**Supplied material:**

>>>>>

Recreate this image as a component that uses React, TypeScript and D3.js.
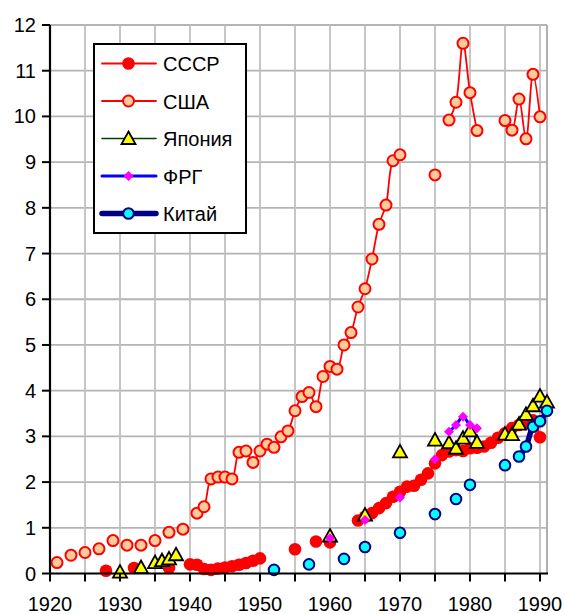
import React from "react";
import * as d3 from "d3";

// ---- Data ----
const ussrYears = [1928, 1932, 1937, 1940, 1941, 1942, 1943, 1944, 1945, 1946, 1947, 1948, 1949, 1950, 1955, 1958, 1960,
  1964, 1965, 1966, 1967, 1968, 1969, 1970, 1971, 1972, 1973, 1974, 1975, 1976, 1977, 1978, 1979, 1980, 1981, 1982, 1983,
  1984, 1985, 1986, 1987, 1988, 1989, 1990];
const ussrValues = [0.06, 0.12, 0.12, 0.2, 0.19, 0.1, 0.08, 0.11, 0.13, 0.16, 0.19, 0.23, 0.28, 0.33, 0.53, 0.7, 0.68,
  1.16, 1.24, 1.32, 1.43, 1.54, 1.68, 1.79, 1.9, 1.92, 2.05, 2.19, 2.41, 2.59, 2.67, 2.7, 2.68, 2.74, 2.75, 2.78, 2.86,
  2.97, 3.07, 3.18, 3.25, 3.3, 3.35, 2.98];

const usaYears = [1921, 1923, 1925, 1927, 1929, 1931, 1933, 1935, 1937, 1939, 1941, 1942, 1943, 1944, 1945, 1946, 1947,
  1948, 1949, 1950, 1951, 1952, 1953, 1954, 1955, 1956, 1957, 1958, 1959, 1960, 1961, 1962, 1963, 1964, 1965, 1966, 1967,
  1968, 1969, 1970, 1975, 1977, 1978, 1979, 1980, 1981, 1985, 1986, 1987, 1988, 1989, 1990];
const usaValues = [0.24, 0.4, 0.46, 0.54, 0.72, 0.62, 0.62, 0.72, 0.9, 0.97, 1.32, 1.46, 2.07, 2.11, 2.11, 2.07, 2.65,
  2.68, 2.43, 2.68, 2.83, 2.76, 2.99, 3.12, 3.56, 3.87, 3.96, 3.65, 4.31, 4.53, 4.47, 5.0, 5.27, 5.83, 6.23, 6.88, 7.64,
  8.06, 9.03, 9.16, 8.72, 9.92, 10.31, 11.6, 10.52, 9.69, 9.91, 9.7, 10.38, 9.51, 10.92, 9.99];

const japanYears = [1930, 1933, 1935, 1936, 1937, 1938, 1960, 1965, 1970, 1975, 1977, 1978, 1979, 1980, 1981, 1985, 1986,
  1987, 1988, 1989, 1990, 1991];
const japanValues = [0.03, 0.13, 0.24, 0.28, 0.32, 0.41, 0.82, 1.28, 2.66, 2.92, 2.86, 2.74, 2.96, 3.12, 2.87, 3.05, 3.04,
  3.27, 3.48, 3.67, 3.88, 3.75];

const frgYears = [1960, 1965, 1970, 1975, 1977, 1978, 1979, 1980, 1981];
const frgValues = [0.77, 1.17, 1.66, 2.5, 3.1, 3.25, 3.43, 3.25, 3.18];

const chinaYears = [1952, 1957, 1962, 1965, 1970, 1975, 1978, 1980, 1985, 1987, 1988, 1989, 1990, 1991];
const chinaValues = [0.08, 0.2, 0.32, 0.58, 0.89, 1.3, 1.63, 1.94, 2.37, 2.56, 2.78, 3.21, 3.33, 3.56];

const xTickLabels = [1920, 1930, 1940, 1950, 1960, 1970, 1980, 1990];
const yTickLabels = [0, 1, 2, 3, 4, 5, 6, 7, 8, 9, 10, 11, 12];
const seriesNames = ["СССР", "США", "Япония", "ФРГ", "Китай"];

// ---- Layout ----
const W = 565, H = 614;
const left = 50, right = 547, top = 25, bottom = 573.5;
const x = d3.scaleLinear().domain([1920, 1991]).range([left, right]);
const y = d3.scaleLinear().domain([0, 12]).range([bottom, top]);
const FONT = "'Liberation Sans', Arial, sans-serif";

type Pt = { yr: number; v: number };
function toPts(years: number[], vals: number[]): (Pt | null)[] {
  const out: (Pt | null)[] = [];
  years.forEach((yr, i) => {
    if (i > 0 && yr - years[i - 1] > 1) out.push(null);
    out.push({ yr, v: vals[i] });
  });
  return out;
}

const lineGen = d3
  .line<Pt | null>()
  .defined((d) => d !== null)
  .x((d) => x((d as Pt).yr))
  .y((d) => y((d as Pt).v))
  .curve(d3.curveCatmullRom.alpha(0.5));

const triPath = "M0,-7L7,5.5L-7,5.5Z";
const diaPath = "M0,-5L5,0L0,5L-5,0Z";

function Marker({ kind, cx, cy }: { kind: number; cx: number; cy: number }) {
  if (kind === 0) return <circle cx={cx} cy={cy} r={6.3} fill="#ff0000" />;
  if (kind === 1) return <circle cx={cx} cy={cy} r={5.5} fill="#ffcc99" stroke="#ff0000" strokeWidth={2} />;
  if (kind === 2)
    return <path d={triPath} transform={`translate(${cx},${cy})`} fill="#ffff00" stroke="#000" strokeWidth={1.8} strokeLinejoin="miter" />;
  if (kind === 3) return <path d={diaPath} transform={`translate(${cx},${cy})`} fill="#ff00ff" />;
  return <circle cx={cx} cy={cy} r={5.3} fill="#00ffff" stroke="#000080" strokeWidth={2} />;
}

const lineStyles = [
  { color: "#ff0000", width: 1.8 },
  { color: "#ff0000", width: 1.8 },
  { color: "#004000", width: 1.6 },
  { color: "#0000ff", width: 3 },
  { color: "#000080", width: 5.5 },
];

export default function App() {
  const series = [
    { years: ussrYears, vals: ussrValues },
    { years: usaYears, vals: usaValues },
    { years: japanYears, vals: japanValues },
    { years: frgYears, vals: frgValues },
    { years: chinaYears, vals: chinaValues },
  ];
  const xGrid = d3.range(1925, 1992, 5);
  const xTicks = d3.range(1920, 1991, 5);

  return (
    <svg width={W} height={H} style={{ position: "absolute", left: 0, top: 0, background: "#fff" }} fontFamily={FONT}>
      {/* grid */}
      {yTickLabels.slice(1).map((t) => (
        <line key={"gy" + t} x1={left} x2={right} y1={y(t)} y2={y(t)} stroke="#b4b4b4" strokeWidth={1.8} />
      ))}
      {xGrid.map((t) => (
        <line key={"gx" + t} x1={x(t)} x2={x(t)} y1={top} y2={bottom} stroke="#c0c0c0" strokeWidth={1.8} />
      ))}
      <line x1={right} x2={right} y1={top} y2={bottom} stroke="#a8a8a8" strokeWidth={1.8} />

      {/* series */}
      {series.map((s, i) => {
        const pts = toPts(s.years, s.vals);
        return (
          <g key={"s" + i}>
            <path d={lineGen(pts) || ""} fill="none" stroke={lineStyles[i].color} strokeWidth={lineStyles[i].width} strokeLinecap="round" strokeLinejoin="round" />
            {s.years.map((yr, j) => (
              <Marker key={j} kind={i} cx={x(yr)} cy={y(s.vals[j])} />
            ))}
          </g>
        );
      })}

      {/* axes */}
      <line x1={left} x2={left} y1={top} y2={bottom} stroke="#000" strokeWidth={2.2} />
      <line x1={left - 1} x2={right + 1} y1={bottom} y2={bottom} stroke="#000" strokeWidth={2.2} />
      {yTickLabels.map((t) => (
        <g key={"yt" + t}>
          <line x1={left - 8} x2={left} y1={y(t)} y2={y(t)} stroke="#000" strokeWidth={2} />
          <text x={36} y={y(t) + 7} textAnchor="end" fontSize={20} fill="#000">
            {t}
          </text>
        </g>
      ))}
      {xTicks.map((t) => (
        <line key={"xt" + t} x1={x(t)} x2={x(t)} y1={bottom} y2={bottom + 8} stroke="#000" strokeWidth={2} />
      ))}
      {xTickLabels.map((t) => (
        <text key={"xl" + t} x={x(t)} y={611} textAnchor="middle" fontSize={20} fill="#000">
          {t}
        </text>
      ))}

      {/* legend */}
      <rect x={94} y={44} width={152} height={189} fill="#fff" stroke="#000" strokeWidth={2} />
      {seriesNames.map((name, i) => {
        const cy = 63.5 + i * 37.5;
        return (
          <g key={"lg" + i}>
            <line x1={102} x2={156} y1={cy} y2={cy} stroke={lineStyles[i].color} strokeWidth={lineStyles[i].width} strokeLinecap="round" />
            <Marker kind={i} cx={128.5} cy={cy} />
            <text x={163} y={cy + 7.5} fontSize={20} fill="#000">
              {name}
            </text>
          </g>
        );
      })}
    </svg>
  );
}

<<<<<

**Written task:**
Give again, exactly, the lines from the start of the data through the one holding "import * as"; omit the pictures.

**Written answer:**
Recreate this image as a component that uses React, TypeScript and D3.js.
import React from "react";
import * as d3 from "d3";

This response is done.